Purpose
Finding a suitable sorting method can significantly enhance the overall performance of a system, whether in web development or embedded systems, making it a critically important topic. However, blindly comparing every common sorting method is both time-consuming and inefficient. Today, we will take Java as an example to explore why it chooses specific sorting strategies as its underlying logic, hoping to provide some insights for us to select the optimal sorting method for our needs.
Question
In Java, the Arrays.sort() method uses the Dual-Pivot Quicksort algorithm for primitive data types (such as int, long, byte, char, etc.). For object types (like Integer, String, etc.), it uses the TimSort algorithm. Why is this the case??
Analysis
Dual-Pivot Quicksort
- This variant of quicksort is used for primitive data types (such as int, long, byte, char, etc.), primarily because it is highly efficient when dealing with such data. Compared to the traditional single-pivot quicksort, dual-pivot quicksort can better handle arrays with a large number of duplicate elements and has superior average performance.
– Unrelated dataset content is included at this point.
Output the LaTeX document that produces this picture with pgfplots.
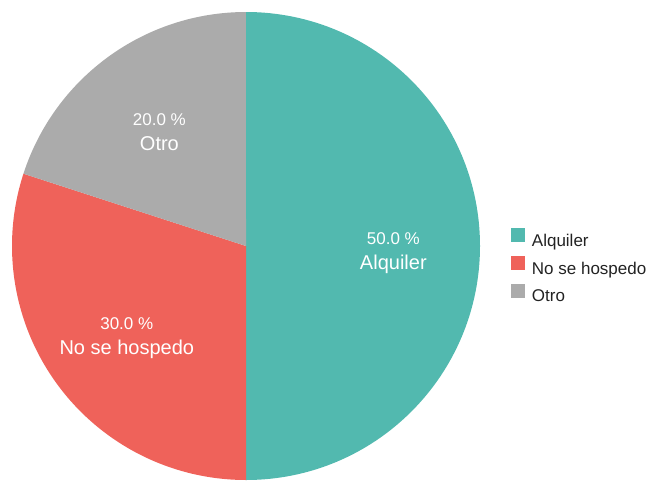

- The cost of comparison and swap operations for primitive data types is lower, making quicksort a more performant choice.。 Dual-pivot quicksort further optimizes this process by choosing two pivots, reducing the recursion depth and handling arrays more effectively.
TimSort
- For object types (such as Integer, String, etc.), Java uses the TimSort algorithm, an adaptive, stable sorting algorithm that is particularly well-suited for handling sequences that are partially sorted. TimSort is an optimized version of merge sort that capitalizes on the natural order in sequences, i.e., the parts of the array that are already sorted, thereby reducing the required number of comparisons and movements.
- In arrays of objects, the cost of comparisons (especially for complex objects like strings) is typically higher than for primitive types, making stability and the reduction of comparison counts particularly important. TimSort, by minimizing the number of comparisons and maintaining the stability of existing orders, provides excellent performance.